Challenge -> From the first line of the listing below, retype each line up to and including the one with "plt.rcParams['font.family'] = ['Lato', 'DejaVu"; pictures stay out.

● ● ●

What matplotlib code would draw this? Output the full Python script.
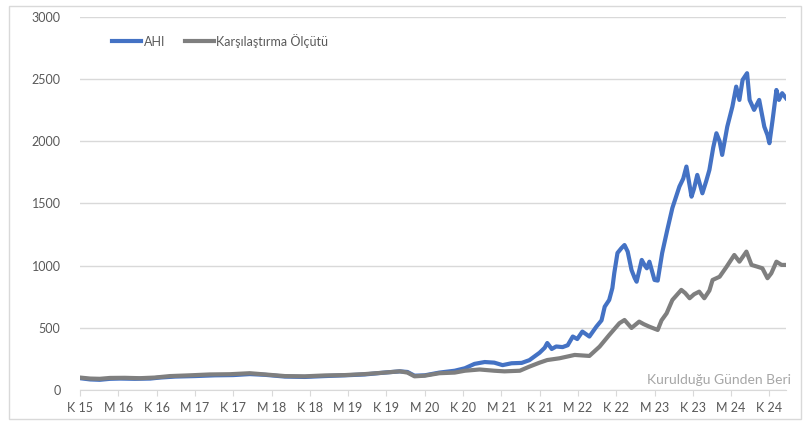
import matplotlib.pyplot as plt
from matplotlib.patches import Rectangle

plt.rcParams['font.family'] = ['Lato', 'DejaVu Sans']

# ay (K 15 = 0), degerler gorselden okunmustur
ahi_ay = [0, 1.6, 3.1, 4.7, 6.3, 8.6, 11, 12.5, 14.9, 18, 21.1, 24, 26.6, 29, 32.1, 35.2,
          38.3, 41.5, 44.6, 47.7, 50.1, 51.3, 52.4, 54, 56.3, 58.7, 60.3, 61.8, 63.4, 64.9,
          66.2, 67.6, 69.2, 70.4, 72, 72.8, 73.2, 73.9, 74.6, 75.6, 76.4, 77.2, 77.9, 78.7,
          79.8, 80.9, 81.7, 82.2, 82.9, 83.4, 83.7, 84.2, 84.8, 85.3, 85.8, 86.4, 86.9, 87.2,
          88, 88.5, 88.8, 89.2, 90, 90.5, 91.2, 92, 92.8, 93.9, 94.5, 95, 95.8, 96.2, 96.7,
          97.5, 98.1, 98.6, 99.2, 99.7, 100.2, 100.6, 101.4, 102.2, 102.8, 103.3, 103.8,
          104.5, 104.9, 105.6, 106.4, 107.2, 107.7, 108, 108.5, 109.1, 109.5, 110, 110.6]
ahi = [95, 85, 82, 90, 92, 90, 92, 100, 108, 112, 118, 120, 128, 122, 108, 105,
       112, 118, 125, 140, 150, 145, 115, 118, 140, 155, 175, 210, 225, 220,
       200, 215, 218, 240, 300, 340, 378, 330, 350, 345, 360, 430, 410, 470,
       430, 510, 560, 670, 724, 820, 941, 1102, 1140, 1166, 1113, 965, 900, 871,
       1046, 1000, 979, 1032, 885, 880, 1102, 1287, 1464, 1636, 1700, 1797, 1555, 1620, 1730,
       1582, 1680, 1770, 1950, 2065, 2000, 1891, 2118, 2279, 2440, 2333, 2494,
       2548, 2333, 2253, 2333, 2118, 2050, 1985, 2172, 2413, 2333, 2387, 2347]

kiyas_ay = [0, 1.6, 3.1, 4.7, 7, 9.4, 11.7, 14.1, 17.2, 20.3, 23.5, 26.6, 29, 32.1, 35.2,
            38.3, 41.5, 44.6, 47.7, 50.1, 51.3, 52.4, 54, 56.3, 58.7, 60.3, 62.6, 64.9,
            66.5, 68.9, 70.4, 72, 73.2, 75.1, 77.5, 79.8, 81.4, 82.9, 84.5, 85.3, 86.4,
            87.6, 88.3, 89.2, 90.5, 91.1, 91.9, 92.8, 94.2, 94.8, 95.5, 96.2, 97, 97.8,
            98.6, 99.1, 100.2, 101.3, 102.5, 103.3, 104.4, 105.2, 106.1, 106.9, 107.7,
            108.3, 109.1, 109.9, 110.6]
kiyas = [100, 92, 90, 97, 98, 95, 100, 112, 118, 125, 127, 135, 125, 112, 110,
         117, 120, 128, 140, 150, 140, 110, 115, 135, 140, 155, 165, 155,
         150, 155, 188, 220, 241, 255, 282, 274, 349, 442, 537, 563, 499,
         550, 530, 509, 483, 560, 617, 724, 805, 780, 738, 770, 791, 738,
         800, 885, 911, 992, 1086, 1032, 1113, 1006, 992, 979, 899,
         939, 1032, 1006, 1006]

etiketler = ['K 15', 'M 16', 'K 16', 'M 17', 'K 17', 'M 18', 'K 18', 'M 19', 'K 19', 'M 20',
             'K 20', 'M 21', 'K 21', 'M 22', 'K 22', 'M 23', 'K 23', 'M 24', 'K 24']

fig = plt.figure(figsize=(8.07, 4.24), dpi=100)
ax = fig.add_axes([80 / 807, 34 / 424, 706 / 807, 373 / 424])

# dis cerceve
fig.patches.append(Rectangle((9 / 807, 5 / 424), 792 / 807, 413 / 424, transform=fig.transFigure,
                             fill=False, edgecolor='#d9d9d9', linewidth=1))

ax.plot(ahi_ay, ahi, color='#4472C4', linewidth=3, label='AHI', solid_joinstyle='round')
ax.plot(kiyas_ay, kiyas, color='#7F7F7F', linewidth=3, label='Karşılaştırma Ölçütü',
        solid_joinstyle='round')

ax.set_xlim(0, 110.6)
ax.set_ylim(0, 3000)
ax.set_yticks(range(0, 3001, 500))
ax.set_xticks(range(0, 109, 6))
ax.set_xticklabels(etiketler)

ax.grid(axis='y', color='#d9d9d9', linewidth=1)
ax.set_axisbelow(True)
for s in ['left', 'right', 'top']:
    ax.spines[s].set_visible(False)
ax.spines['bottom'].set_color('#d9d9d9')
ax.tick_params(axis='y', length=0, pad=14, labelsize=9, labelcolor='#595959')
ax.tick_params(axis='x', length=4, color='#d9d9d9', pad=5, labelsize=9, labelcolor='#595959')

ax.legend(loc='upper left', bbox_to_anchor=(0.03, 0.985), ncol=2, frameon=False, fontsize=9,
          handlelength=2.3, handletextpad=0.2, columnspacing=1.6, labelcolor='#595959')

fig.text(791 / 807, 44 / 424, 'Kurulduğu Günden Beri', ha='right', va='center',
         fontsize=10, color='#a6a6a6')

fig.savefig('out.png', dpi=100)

● ● ●

Complete response ->
What matplotlib code would draw this? Output the full Python script.
import matplotlib.pyplot as plt
from matplotlib.patches import Rectangle

plt.rcParams['font.family'] = ['Lato', 'DejaVu Sans']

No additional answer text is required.